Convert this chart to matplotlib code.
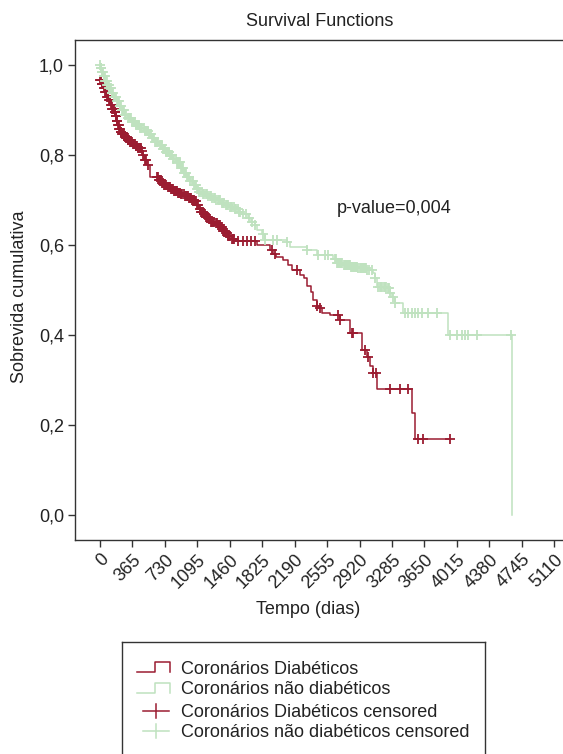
import numpy as np
import matplotlib
matplotlib.use("Agg")
import matplotlib.pyplot as plt

plt.rcParams['font.family'] = ['Liberation Sans', 'DejaVu Sans']

# Kaplan-Meier steps: time (days) and cumulative survival
diab_times = [0, 20, 40, 60, 80, 100, 120, 140, 160, 175, 185, 200, 215, 230, 250,
              280, 310, 340, 370, 400, 430, 460, 480, 500, 530, 560, 660, 690, 720,
              750, 790, 830, 870, 910, 950, 990, 1030, 1070, 1090, 1110, 1130, 1160,
              1190, 1220, 1250, 1290, 1320, 1350, 1380, 1410, 1440, 1480, 1515, 1765,
              1915, 1950, 1985, 2060, 2120, 2155, 2250, 2290, 2330, 2370, 2400, 2440,
              2456, 2494, 2590, 2700, 2813, 2944, 3000, 3040, 3075, 3120, 3510, 3545,
              3938]
diab_surv = [0.967, 0.958, 0.950, 0.940, 0.930, 0.922, 0.912, 0.903, 0.895, 0.887,
             0.875, 0.866, 0.858, 0.852, 0.846, 0.840, 0.834, 0.829, 0.824, 0.819,
             0.815, 0.810, 0.800, 0.790, 0.778, 0.752, 0.745, 0.738, 0.733, 0.728,
             0.724, 0.720, 0.716, 0.713, 0.709, 0.705, 0.701, 0.697, 0.690, 0.680,
             0.674, 0.668, 0.662, 0.657, 0.652, 0.649, 0.645, 0.640, 0.632, 0.626,
             0.620, 0.614, 0.610, 0.600, 0.590, 0.580, 0.574, 0.567, 0.555, 0.544,
             0.533, 0.526, 0.510, 0.495, 0.478, 0.465, 0.459, 0.448, 0.444, 0.433,
             0.405, 0.367, 0.350, 0.330, 0.315, 0.280, 0.226, 0.169, 0.169]
diab_censored = [5, 12, 20, 28, 36, 44, 52, 60, 68, 76, 84, 92, 100, 108, 116, 124,
                 132, 140, 148, 156, 164, 170, 176, 182, 188, 195, 202, 210, 218, 226,
                 234, 242, 250, 260, 270, 280, 290, 300, 310, 320, 330, 340, 350, 360,
                 370, 380, 390, 400, 410, 420, 430, 440, 450, 458, 470, 480, 506, 520,
                 544, 640, 652, 664, 676, 688, 700, 712, 724, 736, 748, 760, 772, 784,
                 796, 808, 820, 832, 844, 856, 868, 880, 892, 904, 916, 928, 940, 952,
                 964, 976, 988, 1000, 1012, 1024, 1036, 1048, 1060, 1072, 1084, 1096,
                 1108, 1120, 1132, 1144, 1156, 1168, 1180, 1192, 1204, 1216, 1228,
                 1240, 1252, 1264, 1276, 1288, 1300, 1312, 1324, 1336, 1348, 1360,
                 1372, 1384, 1396, 1408, 1420, 1432, 1444, 1456, 1468, 1480, 1492,
                 1504, 1556, 1605, 1650, 1695, 1744, 1931, 1969, 2212, 2440, 2470,
                 2681, 2700, 2830, 2850, 2981, 3019, 3075, 3100, 3263, 3375, 3469,
                 3581, 3631, 3938]

nondiab_times = [0, 10, 20, 40, 60, 80, 100, 130, 160, 190, 220, 250, 280, 310, 350,
                 400, 450, 500, 545, 580, 620, 660, 700, 740, 780, 820, 860, 900, 940,
                 975, 1010, 1050, 1080, 1110, 1160, 1210, 1260, 1310, 1360, 1410, 1460,
                 1510, 1560, 1610, 1660, 1700, 1740, 1770, 1820, 1856, 2100, 2138,
                 2325, 2438, 2625, 2663, 2740, 2813, 2900, 3000, 3075, 3094, 3113,
                 3225, 3260, 3281, 3319, 3413, 3919, 4631]
nondiab_surv = [1.0, 0.993, 0.985, 0.975, 0.965, 0.955, 0.948, 0.938, 0.928, 0.919,
                0.909, 0.899, 0.890, 0.882, 0.874, 0.866, 0.860, 0.853, 0.847, 0.838,
                0.830, 0.822, 0.814, 0.806, 0.799, 0.792, 0.784, 0.772, 0.761, 0.752,
                0.743, 0.733, 0.725, 0.718, 0.713, 0.708, 0.704, 0.700, 0.694, 0.689,
                0.684, 0.680, 0.674, 0.668, 0.660, 0.652, 0.644, 0.633, 0.625, 0.611,
                0.607, 0.596, 0.589, 0.578, 0.570, 0.559, 0.555, 0.552, 0.548, 0.544,
                0.537, 0.526, 0.507, 0.504, 0.493, 0.485, 0.470, 0.448, 0.400, 0.0]
nondiab_censored = [4, 10, 16, 22, 28, 34, 40, 47, 54, 61, 68, 75, 82, 90, 98, 106,
                    114, 122, 130, 140, 150, 160, 170, 180, 190, 200, 210, 220, 230,
                    240, 250, 262, 274, 286, 298, 310, 322, 334, 346, 358, 370, 382,
                    394, 406, 418, 430, 442, 454, 466, 478, 490, 502, 514, 526, 538,
                    550, 562, 574, 586, 598, 610, 622, 634, 646, 658, 670, 682, 694,
                    706, 718, 730, 742, 754, 766, 778, 790, 802, 814, 826, 838, 850,
                    862, 874, 886, 898, 910, 922, 934, 946, 958, 970, 982, 994, 1006,
                    1018, 1030, 1042, 1054, 1066, 1078, 1090, 1102, 1115, 1130, 1145,
                    1160, 1175, 1190, 1205, 1220, 1235, 1250, 1265, 1280, 1295, 1310,
                    1325, 1340, 1355, 1370, 1385, 1400, 1415, 1430, 1445, 1460, 1475,
                    1490, 1505, 1520, 1535, 1550, 1565, 1580, 1613, 1640, 1680, 1706,
                    1740, 1838, 1856, 1950, 1988, 2100, 2325, 2456, 2531, 2569, 2644,
                    2656, 2668, 2680, 2692, 2704, 2716, 2728, 2740, 2752, 2764, 2776,
                    2788, 2800, 2812, 2824, 2836, 2848, 2860, 2872, 2884, 2896, 2908,
                    2920, 2932, 2944, 2956, 2968, 2980, 2992, 3005, 3030, 3055, 3094,
                    3131, 3145, 3160, 3175, 3190, 3205, 3220, 3235, 3250, 3263, 3300,
                    3319, 3431, 3469, 3506, 3544, 3581, 3619, 3694, 3788, 3938, 4013,
                    4069, 4106, 4144, 4238, 4625]

x_ticks = [0, 365, 730, 1095, 1460, 1825, 2190, 2555, 2920, 3285, 3650, 4015,
           4380, 4745, 5110]
y_ticks = [0.0, 0.2, 0.4, 0.6, 0.8, 1.0]

legend_labels = ["Coronários Diabéticos", "Coronários não diabéticos",
                 "Coronários Diabéticos censored", "Coronários não diabéticos censored"]

RED = "#9b1c31"
GREEN = "#bfe2bf"
TEXT = "#222222"
FS = 13


def surv_at(times, surv, t):
    idx = np.searchsorted(times, t, side="right") - 1
    return np.asarray(surv)[idx]


fig = plt.figure(figsize=(5.63, 7.54), dpi=100)
ax = fig.add_axes([75 / 563, 1 - 540 / 754, 505 / 563, 500 / 754])

ax.step(diab_times, diab_surv, where="post", color=RED, lw=1.1)
ax.step(nondiab_times, nondiab_surv, where="post", color=GREEN, lw=1.1)
ax.plot(diab_censored, surv_at(diab_times, diab_surv, diab_censored), "+",
        color=RED, ms=6.5, mew=1.3)
ax.plot(nondiab_censored, surv_at(nondiab_times, nondiab_surv, nondiab_censored), "+",
        color=GREEN, ms=6.5, mew=1.3)

ax.set_xlim(-281, 5400)
ax.set_ylim(-0.0556, 1.0556)
ax.set_xticks(x_ticks)
ax.set_xticklabels([str(v) for v in x_ticks], rotation=45, ha="right",
                   rotation_mode="anchor", fontsize=FS, color=TEXT)
ax.set_yticks(y_ticks)
ax.set_yticklabels([f"{v:.1f}".replace(".", ",") for v in y_ticks],
                   fontsize=FS, color=TEXT)
ax.tick_params(direction="out", length=5, width=1, color="#333333", pad=3)
ax.spines["right"].set_visible(False)
for side in ["top", "left", "bottom"]:
    ax.spines[side].set_color("#333333")
    ax.spines[side].set_linewidth(1)

ax.text(2663, 0.682, "p-value=0,004", fontsize=FS, color=TEXT, va="center")

fig.text(320 / 563, 1 - 21 / 754, "Survival Functions", fontsize=FS, color=TEXT,
         ha="center", va="center")
fig.text(308 / 563, 1 - 610 / 754, "Tempo (dias)", fontsize=FS, color=TEXT,
         ha="center", va="center")
fig.text(20 / 563, 1 - 297 / 754, "Sobrevida cumulativa", fontsize=FS, color=TEXT,
         ha="center", va="center", rotation=90)

# legend box drawn by hand, it runs off the bottom of the picture
lg = fig.add_axes([121.7 / 563, 1 - (641.7 + 152) / 754, 363.3 / 563, 152 / 754])
lg.set_xlim(0, 363.3)
lg.set_ylim(152, 0)
lg.set_xticks([])
lg.set_yticks([])
for s in lg.spines.values():
    s.set_color("#333333")
    s.set_linewidth(1)

for col, low, high in [(RED, 30.6, 20.6), (GREEN, 51.6, 41.6)]:
    lg.plot([15.6, 33.3, 33.3, 48.3, 48.3], [low, low, high, high, low], color=col, lw=1.1)
for col, yy in [(RED, 69), (GREEN, 89)]:
    lg.plot([21, 47.6], [yy, yy], color=col, lw=1.1)
    lg.plot([34.3, 34.3], [yy - 7, yy + 7], color=col, lw=1.1)

for label, base in zip(legend_labels, [32.3, 52.3, 75, 95.6]):
    lg.text(59.3, base, label, fontsize=FS, color=TEXT, va="baseline")

fig.savefig("out.png", dpi=100)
----
OBJECTIVE: Within the listing above, copy each line that has the string "chart".

SOLUTION:
Convert this chart to matplotlib code.

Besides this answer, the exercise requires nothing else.